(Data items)
>> BEGIN

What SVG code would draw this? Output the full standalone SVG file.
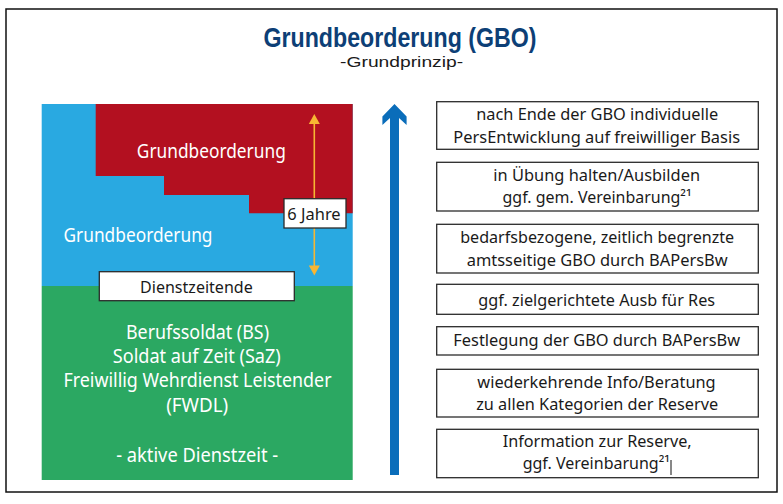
<svg xmlns="http://www.w3.org/2000/svg" width="783" height="504" viewBox="0 0 783 504">
<defs>
<style>
.t{font-family:"Noto Sans","Open Sans","DejaVu Sans",sans-serif;text-anchor:middle}
.h{font-family:"Liberation Sans","Arimo",sans-serif;text-anchor:middle}
.w{fill:#ffffff;font-size:19px}
.b{fill:#1a1a1a;font-size:16.5px}
.box{fill:#ffffff;stroke:#2b2b2b;stroke-width:1.3}
</style>
</defs>
<rect x="0" y="0" width="783" height="504" fill="#ffffff"/>
<rect x="6" y="9" width="771" height="483" fill="none" stroke="#111111" stroke-width="1.5"/>
<g id="title">
<text class="h" x="400" y="47" font-size="27.5" font-weight="bold" fill="#0d3f76" textLength="273" lengthAdjust="spacingAndGlyphs">Grundbeorderung (GBO)</text>
<text class="h" x="401.6" y="67" font-size="14.5" fill="#1a1a1a" textLength="123" lengthAdjust="spacingAndGlyphs">-Grundprinzip-</text>
</g>
<g id="panel">
<rect x="41.7" y="104" width="311" height="182" fill="#29a9e1"/>
<polygon points="95.7,104 352.7,104 352.7,213.3 249,213.3 249,195 164,195 164,176 95.7,176" fill="#b31020"/>
<rect x="41.7" y="286" width="311" height="194" fill="#2ba862"/>
<text class="t w" x="211.3" y="158" textLength="149" lengthAdjust="spacingAndGlyphs">Grundbeorderung</text>
<text class="t w" x="138" y="241.7" textLength="149" lengthAdjust="spacingAndGlyphs">Grundbeorderung</text>
<text class="t w" x="197.5" y="339" textLength="143" lengthAdjust="spacingAndGlyphs">Berufssoldat (BS)</text>
<text class="t w" x="196.8" y="363" textLength="168" lengthAdjust="spacingAndGlyphs">Soldat auf Zeit (SaZ)</text>
<text class="t w" x="197.5" y="387" textLength="268" lengthAdjust="spacingAndGlyphs">Freiwillig Wehrdienst Leistender</text>
<text class="t w" x="197.2" y="411.7" textLength="62" lengthAdjust="spacingAndGlyphs">(FWDL)</text>
<text class="t w" x="197.2" y="461.7" textLength="162" lengthAdjust="spacingAndGlyphs">- aktive Dienstzeit -</text>
</g>
<g id="connectors">
<line x1="314.3" y1="122" x2="314.3" y2="267" stroke="#f7b633" stroke-width="1.6"/>
<polygon points="314.3,114 319.8,124 308.8,124" fill="#f7b633"/>
<polygon points="314.3,275.5 319.8,265.5 308.8,265.5" fill="#f7b633"/>
<polygon points="394.5,104 406.6,116.5 406.6,125 399,118 399,475 390,475 390,118 382.4,125 382.4,116.5" fill="#0a6dba"/>
</g>
<g id="dienstzeitende">
<rect class="box" x="99.3" y="271.7" width="195" height="29"/>
<text class="t b" x="196.4" y="292.5" textLength="112.7" lengthAdjust="spacingAndGlyphs">Dienstzeitende</text>
</g>
<g id="sechs-jahre">
<rect class="box" x="284" y="198.7" width="62" height="29.3"/>
<text class="t b" x="314" y="220" textLength="53.3" lengthAdjust="spacingAndGlyphs">6 Jahre</text>
</g>
<g id="box1">
<rect class="box" x="436.7" y="101.7" width="321.6" height="47.6"/>
<text class="t b" x="597.2" y="120" textLength="242" lengthAdjust="spacingAndGlyphs">nach Ende der GBO individuelle</text>
<text class="t b" x="596.7" y="142.7" textLength="286.7" lengthAdjust="spacingAndGlyphs">PersEntwicklung auf freiwilliger Basis</text>
</g>
<g id="box2">
<rect class="box" x="436.7" y="162.3" width="321.6" height="48.7"/>
<text class="t b" x="596.7" y="180.7" textLength="206.7" lengthAdjust="spacingAndGlyphs">in Übung halten/Ausbilden</text>
<text class="t b" x="597" y="203.3" textLength="189" lengthAdjust="spacingAndGlyphs">ggf. gem. Vereinbarung²¹</text>
</g>
<g id="box3">
<rect class="box" x="436.7" y="224.3" width="321.6" height="48.7"/>
<text class="t b" x="597.2" y="243.3" textLength="274" lengthAdjust="spacingAndGlyphs">bedarfsbezogene, zeitlich begrenzte</text>
<text class="t b" x="597.2" y="266" textLength="261" lengthAdjust="spacingAndGlyphs">amtsseitige GBO durch BAPersBw</text>
</g>
<g id="box4">
<rect class="box" x="436.7" y="284.3" width="321.6" height="30"/>
<text class="t b" x="596.7" y="306" textLength="236.7" lengthAdjust="spacingAndGlyphs">ggf. zielgerichtete Ausb für Res</text>
</g>
<g id="box5">
<rect class="box" x="436.7" y="326.7" width="321.6" height="28.3"/>
<text class="t b" x="596.7" y="345.5" textLength="286.7" lengthAdjust="spacingAndGlyphs">Festlegung der GBO durch BAPersBw</text>
</g>
<g id="box6">
<rect class="box" x="436.7" y="369.3" width="321.6" height="47.7"/>
<text class="t b" x="596.5" y="388.3" textLength="238.3" lengthAdjust="spacingAndGlyphs">wiederkehrende Info/Beratung</text>
<text class="t b" x="597.2" y="410" textLength="242" lengthAdjust="spacingAndGlyphs">zu allen Kategorien der Reserve</text>
</g>
<g id="box7">
<rect class="box" x="436.7" y="429.3" width="321.6" height="48.4"/>
<text class="t b" x="597.2" y="446.7" textLength="189" lengthAdjust="spacingAndGlyphs">Information zur Reserve,</text>
<text class="t b" x="596.3" y="469.3" textLength="147.3" lengthAdjust="spacingAndGlyphs">ggf. Vereinbarung²¹</text>
<line x1="671" y1="460" x2="671" y2="475" stroke="#111111" stroke-width="1"/>
</g>
</svg>
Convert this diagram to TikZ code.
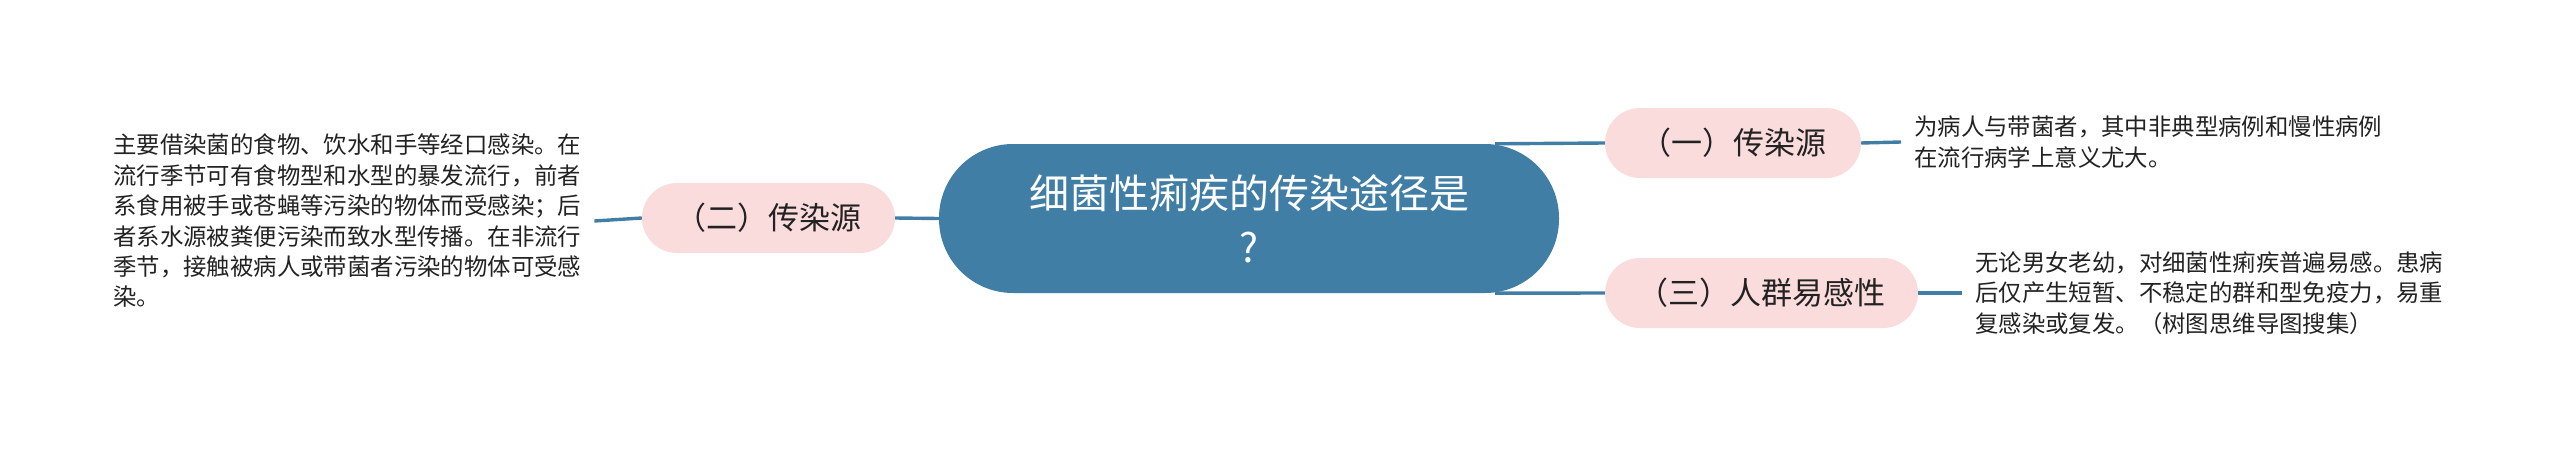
\documentclass[tikz,border=0pt]{standalone}
\usepackage{fontspec}
\setmainfont{Noto Sans CJK SC}
\usepackage{tikz}
\usetikzlibrary{calc}
\definecolor{topicblue}{RGB}{64,126,166}
\definecolor{branchpink}{RGB}{251,220,220}
\definecolor{inkgray}{RGB}{34,34,34}

\begin{document}
\begin{tikzpicture}[
    x=1pt,y=-1pt,
    topic/.style={rectangle,rounded corners=74pt,fill=topicblue,text=white,minimum width=620pt,minimum height=149pt,inner sep=0pt,align=center,font=\fontsize{40}{54}\selectfont},
    branch/.style={rectangle,rounded corners=35pt,fill=branchpink,text=inkgray,minimum height=70pt,inner sep=0pt,align=center,font=\fontsize{31}{36}\selectfont},
    leaf/.style={inner sep=0pt,inner xsep=13pt,align=left,text=inkgray,font=\fontsize{23.4}{30.4}\selectfont},
    link/.style={draw=topicblue,line width=3.4pt}
  ]
    \useasboundingbox (0,0) rectangle (2560,453);
    \node[topic] (root) at (1249,218.5) {细菌性痢疾的传染途径是\\?};
    \node[branch,minimum width=256pt] (source) at (1733,143) {（一）传染源};
    \node[branch,minimum width=253pt] (route) at (768.5,218) {（二）传染源};
    \node[branch,minimum width=313pt] (crowd) at (1761.5,293) {（三）人群易感性};
    \node[leaf,anchor=west] (sourcetext) at (1901,142) {为病人与带菌者，其中非典型病例和慢性病例\\在流行病学上意义尤大。};
    \node[leaf,anchor=west] (routetext) at (100,221) {主要借染菌的食物、饮水和手等经口感染。在\\流行季节可有食物型和水型的暴发流行，前者\\系食用被手或苍蝇等污染的物体而受感染；后\\者系水源被粪便污染而致水型传播。在非流行\\季节，接触被病人或带菌者污染的物体可受感\\染。};
    \node[leaf,anchor=west] (crowdtext) at (1962,293) {无论男女老幼，对细菌性痢疾普遍易感。患病\\后仅产生短暂、不稳定的群和型免疫力，易重\\复感染或复发。（树图思维导图搜集）};

    \draw[link] ($(root.north east)+(-64,0)$) -- (source.west);
    \draw[link] ($(root.south east)+(-64,0)$) -- (crowd.west);
    \draw[link] (root.west) -- (route.east);
    \draw[link] (source.east) -- (sourcetext.west);
    \draw[link] (crowd.east) -- (crowdtext.west);
    \draw[link] (route.west) -- (routetext.east);
  \end{tikzpicture}
\end{document}
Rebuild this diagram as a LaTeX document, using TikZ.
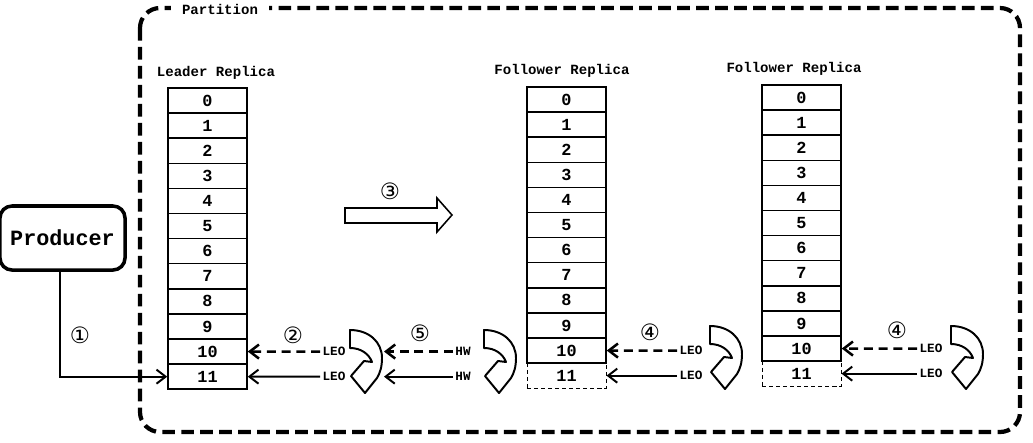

>> END

▸ Your goal: From the records above, pull out every line containing the word "this".

▸ Expected output:
What SVG code would draw this? Output the full standalone SVG file.
Convert this diagram to TikZ code.
Rebuild this diagram as a LaTeX document, using TikZ.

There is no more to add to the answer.